Die Württembergische Kavalleriepistole M 1862


Geschichte


In Württemberg wurden schon Versuche mit kleinkalibrigen Waffen durchgeführt, als sich 1856 die Staaten des 8. Armeecorps zur Annahme des österreichischen Kalibers von 13,9 mm entschieden hatten. Auf der Heidelberger Konferenz nahmen die drei Staaten Hessen, Baden und Württemberg „vereint“ die Konstruktion des Oberleutnant Breithaupt an. Wahrscheinlich rührt daher die eigentümliche Bezeichnung „Vereinsgewehr“.

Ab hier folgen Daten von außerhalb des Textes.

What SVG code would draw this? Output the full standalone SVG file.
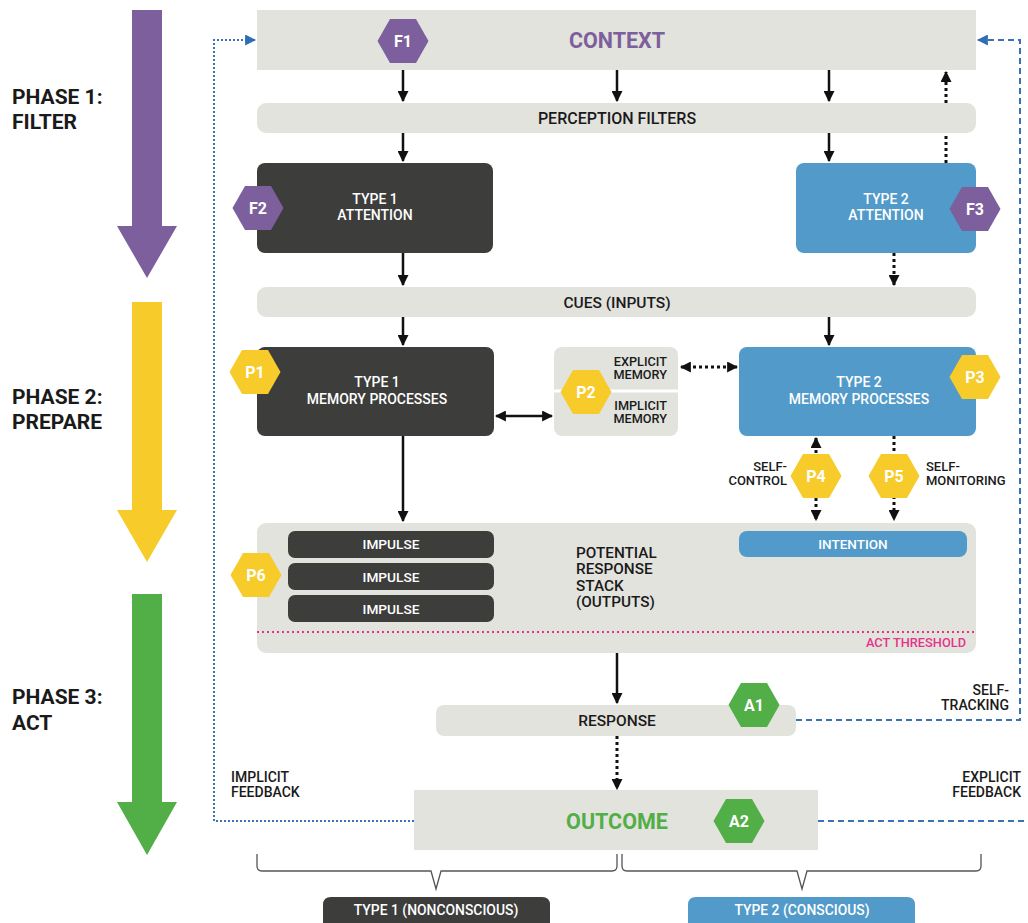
<svg xmlns="http://www.w3.org/2000/svg" xmlns:xlink="http://www.w3.org/1999/xlink" width="1028" height="923" viewBox="0 0 1028 923">
<style>
.t{font-family:Roboto,"Liberation Sans",sans-serif;font-weight:500;}
.b{font-family:Roboto,"Liberation Sans",sans-serif;font-weight:700;}
.gray{fill:#e3e3de;}
.dark{fill:#3d3d3b;}
.blue{fill:#519ac9;}
.w{fill:#ffffff;}
.k{fill:#1a1a1a;}
.hl{font-family:Roboto,"Liberation Sans",sans-serif;font-weight:700;font-size:16px;fill:#fff;text-anchor:middle;}
.solid{stroke:#111;stroke-width:2.5;fill:none;}
.dot{stroke:#111;stroke-width:3;stroke-dasharray:3 3;fill:none;}
.fbdot{stroke:#3a72b8;stroke-width:2;stroke-dasharray:2 2;fill:none;}
.fbdash{stroke:#3a72b8;stroke-width:2;stroke-dasharray:6 4;fill:none;}
</style>
<defs>
<polygon id="hex" points="-25.5,0 -13,-22 13,-22 25.5,0 13,22 -13,22"/>
<marker id="ah" viewBox="0 0 10 10" refX="9" refY="5" markerWidth="11" markerHeight="11" markerUnits="userSpaceOnUse" orient="auto-start-reverse"><path d="M0,0 L10,5 L0,10 z" fill="#111"/></marker>
<marker id="bh" viewBox="0 0 10 10" refX="9" refY="5" markerWidth="11" markerHeight="11" markerUnits="userSpaceOnUse" orient="auto"><path d="M0,0 L10,5 L0,10 z" fill="#2f6db5"/></marker>
</defs>
<rect width="1028" height="923" fill="#ffffff"/>

<!-- phase arrows -->
<g id="phase1">
<polygon points="132,10 162,10 162,226 177,226 147,278 117,226 132,226" fill="#7c5f9c"/>
<text class="b k" x="12" y="104" font-size="21">PHASE 1:</text>
<text class="b k" x="12" y="129" font-size="21">FILTER</text>
</g>
<g id="phase2">
<polygon points="132,302 162,302 162,510 177,510 147,562 117,510 132,510" fill="#f7cb2a"/>
<text class="b k" x="12" y="404" font-size="21">PHASE 2:</text>
<text class="b k" x="12" y="429" font-size="21">PREPARE</text>
</g>
<g id="phase3">
<polygon points="132,594 162,594 162,802 177,802 147,855 117,802 132,802" fill="#52ae47"/>
<text class="b k" x="12" y="704" font-size="21">PHASE 3:</text>
<text class="b k" x="12" y="730" font-size="21">ACT</text>
</g>

<!-- connectors -->
<g id="connectors">
<line class="dot" x1="946" y1="163" x2="946" y2="72" marker-end="url(#ah)"/>
<line class="solid" x1="403" y1="70" x2="403" y2="101" marker-end="url(#ah)"/>
<line class="solid" x1="617" y1="70" x2="617" y2="101" marker-end="url(#ah)"/>
<line class="solid" x1="829" y1="70" x2="829" y2="101" marker-end="url(#ah)"/>
<line class="solid" x1="403" y1="133" x2="403" y2="161" marker-end="url(#ah)"/>
<line class="solid" x1="829" y1="133" x2="829" y2="161" marker-end="url(#ah)"/>
<line class="solid" x1="403" y1="253" x2="403" y2="285" marker-end="url(#ah)"/>
<line class="dot" x1="894" y1="253" x2="894" y2="285" marker-end="url(#ah)"/>
<line class="solid" x1="403" y1="317" x2="403" y2="345" marker-end="url(#ah)"/>
<line class="solid" x1="829" y1="317" x2="829" y2="345" marker-end="url(#ah)"/>
<line class="solid" x1="496" y1="416" x2="552" y2="416" marker-start="url(#ah)" marker-end="url(#ah)"/>
<line class="dot" x1="681" y1="367" x2="737" y2="367" marker-start="url(#ah)" marker-end="url(#ah)"/>
<line class="solid" x1="403" y1="436" x2="403" y2="521" marker-end="url(#ah)"/>
<line class="dot" x1="816" y1="438" x2="816" y2="520" marker-start="url(#ah)" marker-end="url(#ah)"/>
<line class="dot" x1="894" y1="436" x2="894" y2="520" marker-end="url(#ah)"/>
<line class="solid" x1="617" y1="653" x2="617" y2="703" marker-end="url(#ah)"/>
<line class="dot" x1="617" y1="736" x2="617" y2="789" marker-end="url(#ah)"/>
<polyline class="fbdot" points="414,821 214,821 214,40 255,40" marker-end="url(#bh)"/>
<polyline class="fbdash" points="796,720 1020,720 1020,40 978,40" marker-end="url(#bh)"/>
<line class="fbdash" x1="818" y1="821" x2="1028" y2="821"/>
</g>

<!-- nodes -->
<g id="context">
<rect class="gray" x="257" y="10" width="719" height="60"/>
<text class="b" x="617" y="48" font-size="21.5" text-anchor="middle" fill="#7c5f9c">CONTEXT</text>
<use href="#hex" x="403" y="41" fill="#7c5f9c"/>
<text class="hl" x="403" y="47">F1</text>
</g>
<g id="perception-filters">
<rect class="gray" x="257" y="103" width="719" height="30" rx="9"/>
<text class="t k" x="617" y="124" font-size="16" text-anchor="middle">PERCEPTION FILTERS</text>
</g>
<g id="type1-attention">
<rect class="dark" x="257" y="163" width="236" height="90" rx="8"/>
<text class="t w" x="375" y="204" font-size="14" text-anchor="middle">TYPE 1</text>
<text class="t w" x="375" y="220" font-size="14" text-anchor="middle">ATTENTION</text>
<use href="#hex" x="258" y="208" fill="#7c5f9c"/>
<text class="hl" x="258" y="214">F2</text>
</g>
<g id="type2-attention">
<rect class="blue" x="796" y="163" width="180" height="90" rx="8"/>
<text class="t w" x="886" y="204" font-size="14" text-anchor="middle">TYPE 2</text>
<text class="t w" x="886" y="220" font-size="14" text-anchor="middle">ATTENTION</text>
<use href="#hex" x="975" y="209" fill="#7c5f9c"/>
<text class="hl" x="975" y="215">F3</text>
</g>
<g id="cues">
<rect class="gray" x="257" y="287" width="719" height="30" rx="9"/>
<text class="t k" x="617" y="308" font-size="15.5" text-anchor="middle">CUES (INPUTS)</text>
</g>
<g id="type1-memory">
<rect class="dark" x="257" y="347" width="237" height="89" rx="8"/>
<text class="t w" x="377" y="387" font-size="14" text-anchor="middle">TYPE 1</text>
<text class="t w" x="377" y="404" font-size="14" text-anchor="middle">MEMORY PROCESSES</text>
<use href="#hex" x="255" y="372" fill="#f7cb2a"/>
<text class="hl" x="255" y="378">P1</text>
</g>
<g id="memory-store">
<rect class="gray" x="554" y="347" width="124" height="89" rx="8"/>
<line x1="554" y1="391" x2="678" y2="391" stroke="#ffffff" stroke-width="3"/>
<text class="t k" x="667" y="366" font-size="12.7" text-anchor="end">EXPLICIT</text>
<text class="t k" x="667" y="379" font-size="12.7" text-anchor="end">MEMORY</text>
<text class="t k" x="667" y="410" font-size="12.7" text-anchor="end">IMPLICIT</text>
<text class="t k" x="667" y="423" font-size="12.7" text-anchor="end">MEMORY</text>
<use href="#hex" x="586" y="392" fill="#f7cb2a"/>
<text class="hl" x="586" y="398">P2</text>
</g>
<g id="type2-memory">
<rect class="blue" x="739" y="347" width="237" height="89" rx="8"/>
<text class="t w" x="859" y="387" font-size="14" text-anchor="middle">TYPE 2</text>
<text class="t w" x="859" y="404" font-size="14" text-anchor="middle">MEMORY PROCESSES</text>
<use href="#hex" x="975" y="377" fill="#f7cb2a"/>
<text class="hl" x="975" y="383">P3</text>
</g>
<g id="self-control">
<use href="#hex" x="816" y="476" fill="#f7cb2a"/>
<text class="hl" x="816" y="482">P4</text>
<text class="t k" x="787" y="471" font-size="13" text-anchor="end">SELF-</text>
<text class="t k" x="787" y="485" font-size="13" text-anchor="end">CONTROL</text>
</g>
<g id="self-monitoring">
<use href="#hex" x="894" y="476" fill="#f7cb2a"/>
<text class="hl" x="894" y="482">P5</text>
<text class="t k" x="926" y="471" font-size="13">SELF-</text>
<text class="t k" x="926" y="485" font-size="13">MONITORING</text>
</g>
<g id="response-stack">
<rect class="gray" x="257" y="523" width="719" height="130" rx="9"/>
<rect class="dark" x="288" y="531" width="206" height="27" rx="7"/>
<rect class="dark" x="288" y="563" width="206" height="27" rx="7"/>
<rect class="dark" x="288" y="595" width="206" height="27" rx="7"/>
<text class="t w" x="391" y="549" font-size="13.7" text-anchor="middle">IMPULSE</text>
<text class="t w" x="391" y="582" font-size="13.7" text-anchor="middle">IMPULSE</text>
<text class="t w" x="391" y="614" font-size="13.7" text-anchor="middle">IMPULSE</text>
<text class="t k" x="576" y="558" font-size="15.3">POTENTIAL</text>
<text class="t k" x="576" y="574" font-size="15.3">RESPONSE</text>
<text class="t k" x="576" y="591" font-size="15.3">STACK</text>
<text class="t k" x="576" y="607" font-size="15.3">(OUTPUTS)</text>
<rect class="blue" x="739" y="531" width="228" height="26" rx="8"/>
<text class="t w" x="853" y="549" font-size="13.5" text-anchor="middle">INTENTION</text>
<line x1="257" y1="632" x2="976" y2="632" stroke="#e5338b" stroke-width="2" stroke-dasharray="2 3"/>
<text class="t" x="966" y="647" font-size="12.8" text-anchor="end" fill="#e5338b">ACT THRESHOLD</text>
<use href="#hex" x="256" y="575" fill="#f7cb2a"/>
<text class="hl" x="256" y="581">P6</text>
</g>
<g id="response">
<rect class="gray" x="436" y="705" width="360" height="31" rx="8"/>
<text class="t k" x="617" y="726" font-size="15.5" text-anchor="middle">RESPONSE</text>
<use href="#hex" x="754" y="705" fill="#52ae47"/>
<text class="hl" x="754" y="711">A1</text>
</g>
<g id="outcome">
<rect class="gray" x="414" y="790" width="404" height="60"/>
<text class="b" x="617" y="829" font-size="21.5" text-anchor="middle" fill="#52ae47">OUTCOME</text>
<use href="#hex" x="739" y="821" fill="#52ae47"/>
<text class="hl" x="739" y="827">A2</text>
</g>
<g id="feedback-labels">
<text class="t k" x="1009" y="695" font-size="14" text-anchor="end">SELF-</text>
<text class="t k" x="1009" y="710" font-size="14" text-anchor="end">TRACKING</text>
<text class="t k" x="231" y="782" font-size="14">IMPLICIT</text>
<text class="t k" x="231" y="797" font-size="14">FEEDBACK</text>
<text class="t k" x="1021" y="782" font-size="14" text-anchor="end">EXPLICIT</text>
<text class="t k" x="1021" y="797" font-size="14" text-anchor="end">FEEDBACK</text>
</g>
<g id="braces" fill="none" stroke="#555" stroke-width="1.3">
<path d="M257,854 V866 Q257,871 262,871 H431 L436,889 L441,871 H612 Q617,871 617,866 V854"/>
<path d="M622,854 V866 Q622,871 627,871 H797 L802,889 L807,871 H976 Q981,871 981,866 V854"/>
</g>
<g id="type1-label">
<path class="dark" d="M323,923 V905 Q323,897 331,897 H542 Q550,897 550,905 V923 Z"/>
<text class="t w" x="436" y="915" font-size="13.9" text-anchor="middle">TYPE 1 (NONCONSCIOUS)</text>
</g>
<g id="type2-label">
<path class="blue" d="M688,923 V905 Q688,897 696,897 H907 Q915,897 915,905 V923 Z"/>
<text class="t w" x="802" y="915" font-size="13.9" text-anchor="middle">TYPE 2 (CONSCIOUS)</text>
</g>
</svg>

Im Gegensatz zu den beiden anderen Staaten stellte Württemberg seine gesamte Bewaffnung auf das neue Kaliber um. Infanterie, Artillerie, Pioniere und natürlich auch die Reiterei erhielten neue gezogene Waffen im kleinen Kaliber. Das Gewehr 1857 für die Infanterie hat folgende Daten : Lauflänge: 100cm, Kaliber: 13,9 mm, Züge: 5, Hakenschwanzschraube, Zündstollen mit Schirm angeschweißt, Quadrantenvisier mit Zeiger nach unten, Eisengarnitur, Perkussionsschloß mit nur einer Spannrast, Dillenbajonett, Nußbaumschaft ohne Backe. Der Ladestock mit zwei Messingköpfen und der Verdickung, der „Wade“, welche dem Stock einen strammen Sitz in der Bohrung des Oberbundes und zentrische Führung im Lauf sichern sollte, brauchte nicht gewendet zu werden. Für die Artillerie wurde das Artilleriegewehr 1860 mit Haubajonett, für die Pioniere das Pioniergewehr 1860 ohne Aufpflanzvorrichtung und für die Kavallerie der Karabiner 1860 und die Pistole 1862 eingeführt. Die 1859 errichteten Jägerbataillone erhielten die Jägerbüchse 1860 mit Yatagan.

Die Waffen sind in ihren Details weitmöglichst dem Infanteriegewehr nachgeformt. Dies betrifft das Schloß, den Zündstollen, die Laufbefestigung und den Ladestock. Alle Waffen haben Nußbaumschäfte und Eisengarnituren. Die Gewehrfabrik in Oberndorf war durch die Produktion der neuen kleinkalibrigen Waffen derart ausgelastet, daß man auch Aufträge an private Suhler Waffenfabriken vergeben mußte. So wurden die Reiterkarabiner komplett und die Waffen der Infanterie, Pioniere und Artillerie teilweise in Suhl gefertigt. Nur die Pistole 1862 wurde allein in der Gewehrfabrik Oberndorf hergestellt. Die ursprüngliche Pistole 1862 war nur mit einer Rast und ohne Ring ausgestattet. Nach dem Krieg 1870 bzw. nach der Einführung der preußischen Vorschriften wurde eine zweite Rast und der Ring an der Kolbenkappe nachgerüstet.

Es wurden 1862/63 2 Muster und 1950 und 1863/64 400; zusammen 2350 Pistolen 1862 in Oberndorf hergestellt.

Die Pistole 1862 wurde ausschließlich von den Reiterregimentern verwendet, die glatten Pistolen wurden an die Artillerie und den Train abgegeben.

Nach dem die Reiterei 1869 ihre Perkussionskarabiner ablegte, wurden 32 Mann pro Eskatron mit preußischen Zündnadelkarabinern M/57 bewaffnet, der Rest führte die Pistole 1862. Nach dem Krieg wurde die württembergische Reiterei in zwei Dragoner- und zwei Ulanenregimenter aufgeteilt. Die Dragoner erhielten den Zündnadelkarabiner M/57 und die Ulanen bis zu Einführung der Karabiner M 71 die französischen Chassepotkarabinern aus der Kriegsbeute und die Pistole 1862.